Central Indiana lies within the Wabash River Drainage Basin, with both Marion and Hamilton counties predominantly belonging to the White River Subbasin. Glaciers formed this topography about 20,000 years ago, with the waterways winding and changing shape for thousands of years while establishing White River as the central waterway to this area. Tributaries Stony Creek and Cicero Creek feed into White River in Hamilton County while Fall Creek and Eagle Creek feed into Marion County. The second northernmost anchor of White River within Marion County lies in the Village Lakes Reach, from 82nd Street south to 29th Street, at Broad Ripple.
Early Native occupants of this land included many Great Lakes tribes: the Myaamia (Miami Nation), the Kaskaskia (Peoria Tribe), Kiikaapoi (Kickapoo), and later the Lenape (Delaware Tribe). The 1818 Treaty of St. Mary’s displaced Native Americans of their lands and almost all relocated west by 1820. During this time, a few white settlers were colonizing land in what would become Marion County, notably, John McCormick along the White River, and George Pogue on what would eventually be named Pogue’s Run. The state capital commissioners determined Indianapolis would be the new state capital in 1820, and the General Assembly approved the new location in 1821. In tandem, Marion County was founded in 1822, with nine townships totalling roughly 400 square miles. Also in 1822, John Calip and Jesse McKay purchased 147 acres of land along White River in the area; in 1836, Jacob Coil bought the land north of the Canal and the following year laid out 48 lots which he called ‘Broad Ripple.’ Four weeks later, James and Adam Nelson platted 32 lots on the southside of the canal, named ‘Wellington.’ A rivalry would ensue between the two villages until an 1884 gas explosion leveled much of Wellington and what survived incorporated with Broad Ripple.
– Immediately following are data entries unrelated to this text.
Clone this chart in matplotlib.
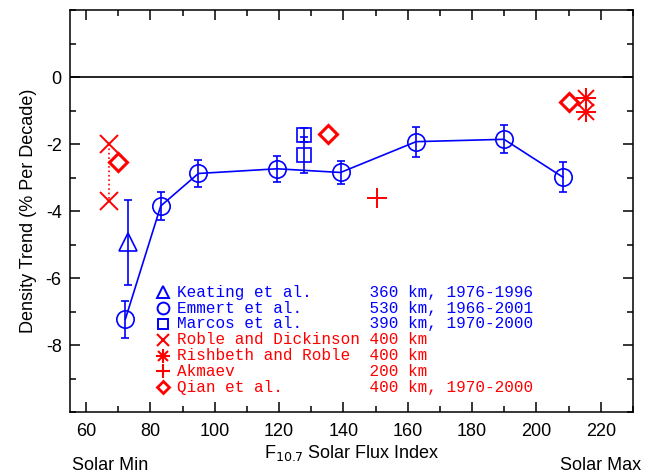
import matplotlib
matplotlib.use("Agg")
import matplotlib.pyplot as plt
from matplotlib.ticker import MultipleLocator

# ---- data ----
emmert_f107 = [72.2, 83.2, 94.9, 119.4, 139.1, 162.6, 189.9, 208.2]
emmert_trend = [-7.23, -3.85, -2.88, -2.74, -2.85, -1.93, -1.86, -2.99]
emmert_err = [0.55, 0.43, 0.40, 0.38, 0.33, 0.45, 0.42, 0.45]

keating_f107 = [72.9]
keating_trend = [-4.93]
keating_err = [1.27]

marcos_f107 = [127.8, 127.8]
marcos_trend = [-1.73, -2.33]
marcos_err = [0.20, 0.53]

roble_f107 = [67.0, 67.0]
roble_trend = [-2.01, -3.70]

rishbeth_f107 = [215.4, 215.4]
rishbeth_trend = [-0.62, -1.03]

akmaev_f107 = [150.3]
akmaev_trend = [-3.60]

qian_f107 = [70.0, 135.3, 210.1]
qian_trend = [-2.55, -1.70, -0.76]

legend_names = ["Keating et al.", "Emmert et al.", "Marcos et al.",
                "Roble and Dickinson", "Rishbeth and Roble", "Akmaev", "Qian et al."]
legend_info = ["360 km, 1976-1996", "530 km, 1966-2001", "390 km, 1970-2000",
               "400 km", "400 km", "200 km", "400 km, 1970-2000"]
legend_colors = ["blue", "blue", "blue", "red", "red", "red", "red"]

x_ticks = [60, 80, 100, 120, 140, 160, 180, 200, 220]
y_ticks = [0, -2, -4, -6, -8]

# ---- figure ----
plt.rcParams['font.family'] = ['Liberation Sans', 'DejaVu Sans']
plt.rcParams['axes.unicode_minus'] = False
fig = plt.figure(figsize=(6.46, 4.75), dpi=100)
ax = fig.add_axes([70/646, 63/475, 563/646, 402/475])
ax.set_xlim(55, 230)
ax.set_ylim(-10, 2)

ax.axhline(0, color='black', lw=1.2, zorder=1)

lw = 1.2
ax.errorbar(emmert_f107, emmert_trend, yerr=emmert_err, fmt='-o', color='blue',
            mfc='none', mec='blue', ms=12.5, mew=lw, lw=lw, capsize=3, elinewidth=lw,
            capthick=lw, zorder=3)
ax.errorbar(keating_f107, keating_trend, yerr=keating_err, fmt='^', color='blue',
            mfc='none', mec='blue', ms=12.5, mew=lw, elinewidth=lw, capsize=3,
            capthick=lw, zorder=3)
ax.errorbar(marcos_f107, marcos_trend, yerr=marcos_err, fmt='s', color='blue',
            mfc='none', mec='blue', ms=10.5, mew=lw, elinewidth=lw, capsize=3,
            capthick=lw, zorder=3)

ax.plot(roble_f107, roble_trend, ls=':', color='red', lw=1.2, marker='x', ms=13,
        mew=1.4, zorder=3)
ax.plot(rishbeth_f107, rishbeth_trend, ls='none', color='red', marker='+', ms=15,
        mew=1.4, zorder=3)
ax.plot(rishbeth_f107, rishbeth_trend, ls='none', color='red', marker='x', ms=11,
        mew=1.4, zorder=3)
ax.plot(akmaev_f107, akmaev_trend, ls='none', color='red', marker='+', ms=15,
        mew=1.4, zorder=3)
ax.plot(qian_f107, qian_trend, ls='none', color='red', marker='D', mfc='none',
        ms=9.5, mew=2.2, zorder=3)

# ticks
ax.set_xticks(x_ticks)
ax.set_yticks(y_ticks)
ax.xaxis.set_minor_locator(MultipleLocator(10))
ax.yaxis.set_minor_locator(MultipleLocator(1))
ax.tick_params(which='both', direction='in', top=True, right=True, width=1.1,
               labelsize=13, pad=8)
ax.tick_params(which='major', length=7)
ax.tick_params(which='minor', length=4)
ax.tick_params(axis='y', which='both', pad=6)
for s in ax.spines.values():
    s.set_linewidth(1.1)

ax.set_ylabel("Density Trend (% Per Decade)", fontsize=13, labelpad=6)
ax.set_xlabel(r"F$_{10.7}$ Solar Flux Index", fontsize=13, labelpad=2)
fig.text(72/646, 1 - 465/475, "Solar Min", fontsize=13, ha='left', va='center')
fig.text(641/646, 1 - 465/475, "Solar Max", fontsize=13, ha='right', va='center')

# ---- legend (manual) ----
sym_x = (163.3 - 70) / 563
txt_x = (176.7 - 70) / 563
y0 = (412 - 292.3) / 402
dy = 15.83 / 402
mk = dict(transform=ax.transAxes, clip_on=False, ls='none')
for i, (name, info, col) in enumerate(zip(legend_names, legend_info, legend_colors)):
    yy = y0 - i * dy
    if i == 0:
        ax.plot([sym_x], [yy], marker='^', mfc='none', mec=col, ms=9, mew=1.4, **mk)
    elif i == 1:
        ax.plot([sym_x], [yy], marker='o', mfc='none', mec=col, ms=8.5, mew=1.4, **mk)
    elif i == 2:
        ax.plot([sym_x], [yy], marker='s', mfc='none', mec=col, ms=7.5, mew=1.4, **mk)
    elif i == 3:
        ax.plot([sym_x], [yy], marker='x', color=col, ms=8, mew=1.5, **mk)
    elif i == 4:
        ax.plot([sym_x], [yy], marker='+', color=col, ms=10, mew=1.5, **mk)
        ax.plot([sym_x], [yy], marker='x', color=col, ms=7, mew=1.5, **mk)
    elif i == 5:
        ax.plot([sym_x], [yy], marker='+', color=col, ms=10, mew=1.5, **mk)
    else:
        ax.plot([sym_x], [yy], marker='D', mfc='none', mec=col, ms=6.5, mew=2, **mk)
    ax.text(txt_x, yy, f"{name:<20s}{info}", transform=ax.transAxes, color=col,
            fontsize=11.5, family=['Liberation Mono', 'DejaVu Sans Mono'],
            ha='left', va='center')

fig.savefig("out.png", dpi=100)
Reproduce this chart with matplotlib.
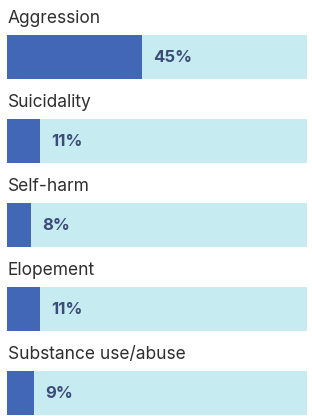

The promise of waterway travel peaked in 1836 with the Indiana Mammoth Internal Improvement Act, which hoped to connect growing towns by a series of waterways, canals, and roads. One strip of canal was completed in Marion County from the area of Broad Ripple south to West Washington Street downtown, but ultimately this project was deemed a failure as it bankrupted the state and determined that White River was not navigable by large boats. Besides the Central Canal, the only other connection from Indianapolis to Broad Ripple was a 10-cent toll dirt road called “Range-Line” which would eventually become “Westfield Boulevard.” By the 1890s, streetcars provided consistent access to Broad Ripple from the city proper, leading to some of the farmland getting platted and summer or weekend “country homes” being constructed. The area was a popular pastoral getaway from the city, full of beautiful scenery along the oxbows of the White River in Ravenswood, Broad Ripple, Warfleigh, Crow’s Nest, and Rocky Ripple. Recreational activity included riverwalk strolls, miles of beach, canoeing, boating, swimming, and by 1906, visiting the White City Amusement Park.
But the 1911 subdivision advertisement imploring one to “Come out and build your summer home” was not meant for everyone. Like much of the country, segregation increased in the early 20th century due to the Great Migration of African Americans from southern states as well as the growth in Ku Klux Klan popularity. These riverfront beaches along White River found themselves segregated in the 1910s-1930s, and unfortunately in Indianapolis, public access was not divided only by a color line but also by a pollution line: blacks found the only accessible public beaches to be downstream, closer to industrial pollution, whereas whites retained access to the riverfront in the Village Lakes Reach.